Lucy was in the Sky with Diamonds, but at the end of the so-called Summer of Love I was about to begin a love affair that would give me greater highs than any acid trip.

I was a wide-eyed 11-year-old kid when a neighbour in my home village of Mile Oak offered to take me to my first proper football match, at a place I had only ever seen from the top deck of a bus on the Old Shoreham Road.

David Knott was 32, and as an Albion nut he seemed cursed to have a daughter who hated football. So I became his Saturday surrogate son, at least for the purposes of having someone to take to matches at the Goldstone Ground.

My first Albion game was on a bright and sunny Saturday, 2 September 1967; and it was a trip into dreamland as I witnessed a 1-0 home win against Bury in front of a bustling 13,413 crowd.

I stood with David near the front right of the North Stand and watched in awe as these 22 men battled it out on the sun-kissed grass.

I soaked it all in, including the fact that Bury were captained by Scottish international Bobby Collins, who was hard in the tackle and ran the show from midfield, until we scored.

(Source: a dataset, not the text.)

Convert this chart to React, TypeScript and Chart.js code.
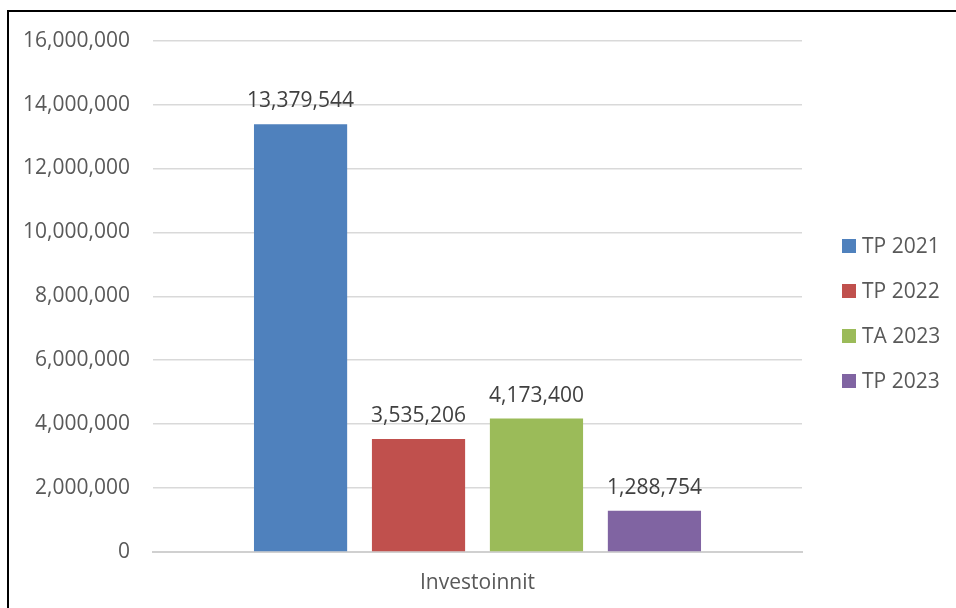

Our scorer was a tousle-haired inside forward named Kit Napier. He became my immediate hero, and along with Brylcreem-blonde crowd favourite Charlie Livesey, they remain personal Albion legends.

Others in our team that day were the solid Norman Gall, John Napier (no relation to Kit), George Dalton, the emerging midfield dynamo John Templeman and two wingers Wally Gould and Brian “Tiger” Tawse, who would match Knockaert and Skalak for trickery, but maybe not pace!

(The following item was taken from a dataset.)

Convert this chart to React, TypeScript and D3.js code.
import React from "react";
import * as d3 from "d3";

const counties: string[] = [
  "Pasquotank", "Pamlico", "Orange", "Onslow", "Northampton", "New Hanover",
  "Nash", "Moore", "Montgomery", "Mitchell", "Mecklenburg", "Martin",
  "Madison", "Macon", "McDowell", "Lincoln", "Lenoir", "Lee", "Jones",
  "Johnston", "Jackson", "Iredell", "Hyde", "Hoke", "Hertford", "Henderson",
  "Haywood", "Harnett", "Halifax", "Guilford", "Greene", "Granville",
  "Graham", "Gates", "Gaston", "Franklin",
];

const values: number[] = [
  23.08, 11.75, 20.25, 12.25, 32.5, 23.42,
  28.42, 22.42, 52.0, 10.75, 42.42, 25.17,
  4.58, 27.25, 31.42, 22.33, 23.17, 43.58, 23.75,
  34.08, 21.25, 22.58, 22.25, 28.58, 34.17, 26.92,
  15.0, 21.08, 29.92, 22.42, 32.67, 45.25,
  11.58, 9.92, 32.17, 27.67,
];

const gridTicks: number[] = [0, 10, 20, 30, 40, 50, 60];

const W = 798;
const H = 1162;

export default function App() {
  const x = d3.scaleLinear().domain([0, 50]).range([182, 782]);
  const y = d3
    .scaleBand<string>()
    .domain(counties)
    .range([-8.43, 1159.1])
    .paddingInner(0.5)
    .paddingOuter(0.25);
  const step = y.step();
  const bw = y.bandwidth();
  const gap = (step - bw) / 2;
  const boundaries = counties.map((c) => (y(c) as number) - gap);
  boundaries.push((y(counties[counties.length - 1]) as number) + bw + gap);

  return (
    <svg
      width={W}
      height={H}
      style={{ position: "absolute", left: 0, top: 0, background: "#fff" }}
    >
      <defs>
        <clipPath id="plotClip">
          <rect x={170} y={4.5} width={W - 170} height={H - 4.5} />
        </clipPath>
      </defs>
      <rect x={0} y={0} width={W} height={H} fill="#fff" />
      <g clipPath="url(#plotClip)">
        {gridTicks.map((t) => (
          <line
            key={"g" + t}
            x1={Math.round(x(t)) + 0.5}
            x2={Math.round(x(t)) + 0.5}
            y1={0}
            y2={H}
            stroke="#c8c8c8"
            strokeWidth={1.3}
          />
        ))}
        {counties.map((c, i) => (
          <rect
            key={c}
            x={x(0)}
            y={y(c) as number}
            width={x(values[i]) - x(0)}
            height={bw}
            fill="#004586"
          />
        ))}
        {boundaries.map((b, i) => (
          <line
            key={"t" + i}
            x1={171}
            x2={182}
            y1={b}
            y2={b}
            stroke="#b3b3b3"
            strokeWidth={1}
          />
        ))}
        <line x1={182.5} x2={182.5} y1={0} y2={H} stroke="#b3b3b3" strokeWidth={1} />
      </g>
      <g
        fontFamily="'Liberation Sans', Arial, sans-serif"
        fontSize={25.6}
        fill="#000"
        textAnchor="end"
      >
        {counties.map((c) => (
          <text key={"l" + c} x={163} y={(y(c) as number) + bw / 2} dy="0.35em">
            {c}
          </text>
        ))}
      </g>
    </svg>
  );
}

So I was hooked for life and began a routine of a bus ride on the number 26 from Mile Oak to the ground for a home match every fortnight, and a Football Combination (reserve game) on alternate Saturdays – the matches when you got to talk with the keeper during the game!

Then there came the waiting-in-line at the North-West corner gates for players’ autographs after training, during the school holidays, scrapbooks of match cuttings from the Argus and the obligatory club scarf and a matching Subbuteo team.

It was an all-consuming schoolboy passion.

And a passion, which over these 50 years has endured living in Scotland, Yorkshire and the North East, the hellish fight for the survival of our club in the mid-1990s, the Gillingham and Withdean years and at last the glory of the Amex and our promotion to the promised land of the Premier League.

In 1967, England were World Champions, Harold Wilson was Prime Minister, the newest must-have car was the Ford Escort, mods still fought rockers on Brighton beach, man had yet to land on the moon and colour TV was still just a dream.

Yep, times have changed…

My return bus journey to the Goldstone in 1967 was 8d (about 3p), admission to the North Stand was 2s 9d (13p) – a lot less for the reserve games – the match programme was 1s (5p), a cup of Bovril 2d (1p) and a bag of crisps the same!

So to travel and watch my heroes every Saturday, and enjoy a half-time snack cost a stately 22p!

To put things in perspective: in 1967 a man’s average annual wage was £900, the average mortgage was £80 a year and a loaf of bread was just 5p… a season ticket to watch the English champions Manchester United was £8.50.

To allow for inflation, £1 in 1967 is worth £16.80 today, so I’ll let you do the maths and comparisons.

Now, aged 62 and sitting in front of a state-of-the-art PC with Sergeant Pepper’s playing on iPlayer, the years come tumbling back and memories of that sunny Saturday in 1967 will never leave me.